Jessie: In New Hampshire where everything, simply everything, is melting!
March is Women’s History Month and I’ve been doing a lot of thinking lately about historical women. In the course of researching a new project I came across a website devoted to information about American Women’s Dime Novels. While all of it was fascinating, what really struck a chord with me was how books written for and by women were amongst the first bestsellers.
The popularity of inexpensive books written with young, working women in mind held extraordinary appeal for a previously untapped market. Stories with suspenseful plots and plucky working class heroines stole the hearts of factory girls and domestic help. Despite their limited resources they faithfully purchased stories written by literary superstars like Laura Jean Libbey in never before seen numbers.
Long before women had the legal right to vote they were voting with their pennies and choosing to spend both their money and their time with characters that made them feel understood and acknowledged by the world. This is something I think the best writers, from all walks of life and from every generation, have in common. They make us feel that someone, somewhere knows who we are, that somehow, though we’ve never met, they see us. Themes, styles and attitudes all change over time but that craving for connection and understanding never does.

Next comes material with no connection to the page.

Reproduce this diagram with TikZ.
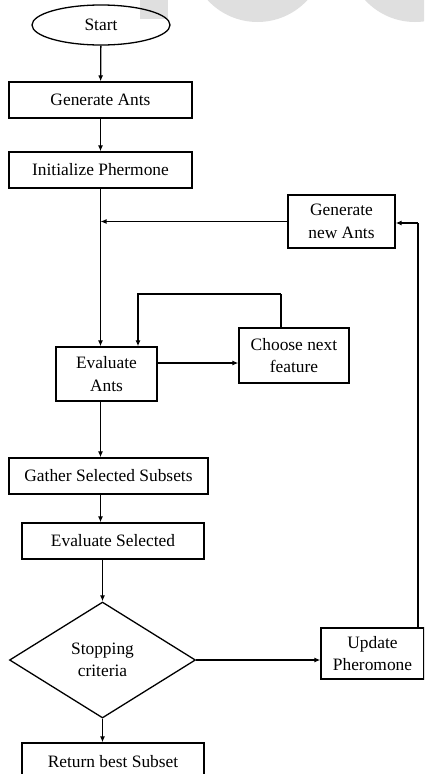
\documentclass[tikz,border=0pt]{standalone}
\usepackage{fontspec}
\setmainfont{Liberation Serif}
\usetikzlibrary{shapes.geometric,arrows.meta}
\begin{document}
\begin{tikzpicture}[x=1pt,y=-1pt,
  every node/.style={font=\fontsize{17.4}{22.5}\selectfont, align=center, inner sep=0pt},
  box/.style={draw, line width=1.3pt, rectangle},
  flow/.style={line width=1.3pt, -{Latex[length=6pt,width=5pt]}},
  plain/.style={line width=1.3pt}]
\useasboundingbox (0,0) rectangle (424,774);
\clip (0,0) rectangle (424,774);
% light grey shapes along the top edge
\fill[gray!25] (140,0) rectangle (168,19);
\fill[gray!25] (257.5,-45.8) circle[radius=67.8];
\fill[gray!25] (415,-45.8) circle[radius=67.8];
% nodes
\node[draw, line width=1.3pt, ellipse, minimum width=138, minimum height=40] (start) at (101,25) {Start};
\node[box, minimum width=183, minimum height=36] (gen) at (100.5,100) {Generate Ants};
\node[box, minimum width=183, minimum height=36] (init) at (100.5,170) {Initialize Phermone};
\node[box, minimum width=107, minimum height=53] (newants) at (341.5,221.5) {Generate\\new Ants};
\node[box, minimum width=101, minimum height=54] (eval) at (106.5,374) {Evaluate\\Ants};
\node[box, minimum width=110, minimum height=55] (choose) at (294,355.5) {Choose next\\feature};
\node[box, minimum width=199, minimum height=36] (gather) at (108.5,476) {Gather Selected Subsets};
\node[box, minimum width=182, minimum height=36] (evalsel) at (113,541) {\raisebox{2pt}{Evaluate Selected}};
\node[draw, line width=1.3pt, diamond, minimum width=186, minimum height=116] (stop) at (102.5,660) {Stopping\\criteria};
\node[box, minimum width=103, minimum height=51] (update) at (372.5,653.5) {Update\\Pheromone};
\node[box, minimum width=182, minimum height=38] (ret) at (113,762) {\raisebox{2pt}{Return best Subset}};
% helper points
\coordinate (looptop) at (281,294);
\coordinate (rail) at (418,223);
% connectors
\draw[flow] (start) -- (gen);
\draw[flow] (gen) -- (init);
\draw[flow] (init.south) -- (init.south |- eval.north);
\draw[flow] (newants.west) -- (newants.west -| init.south);
\draw[plain] (choose.north -| looptop) -- (looptop);
\draw[flow] (looptop) -| ([xshift=31.5pt]eval.north);
\draw[flow] ([yshift=11pt]eval.east) -- ([yshift=11pt]eval.east -| choose.west);
\draw[flow] (eval.south -| init.south) -- (gather.north -| init.south);
\draw[flow] (gather.south -| init.south) -- (evalsel.north -| init.south);
\draw[flow] (evalsel.south -| stop.north) -- (stop.north);
\draw[flow] (stop.east) -- (stop.east -| update.west);
\draw[plain] (update.north -| rail) -- (rail);
\draw[flow] (rail) -- (rail -| newants.east);
\draw[flow] (stop.south) -- (stop.south |- ret.north);
\end{tikzpicture}
\end{document}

Which circles back to Women’s History Month. I feel such a swell of gratitude and connection when I consider those trail blazing women, both those in my biological family tree and those in a more literary one, that have led the way and made it possible for me to add my own chapter to Women’s History. They created space for women from all walks of life to have the chance at lives they wanted to live.
Thank you ladies!
Readers do you have a woman writer or a woman in your family that struck a chord with you? Who are some of the women in history you most admire?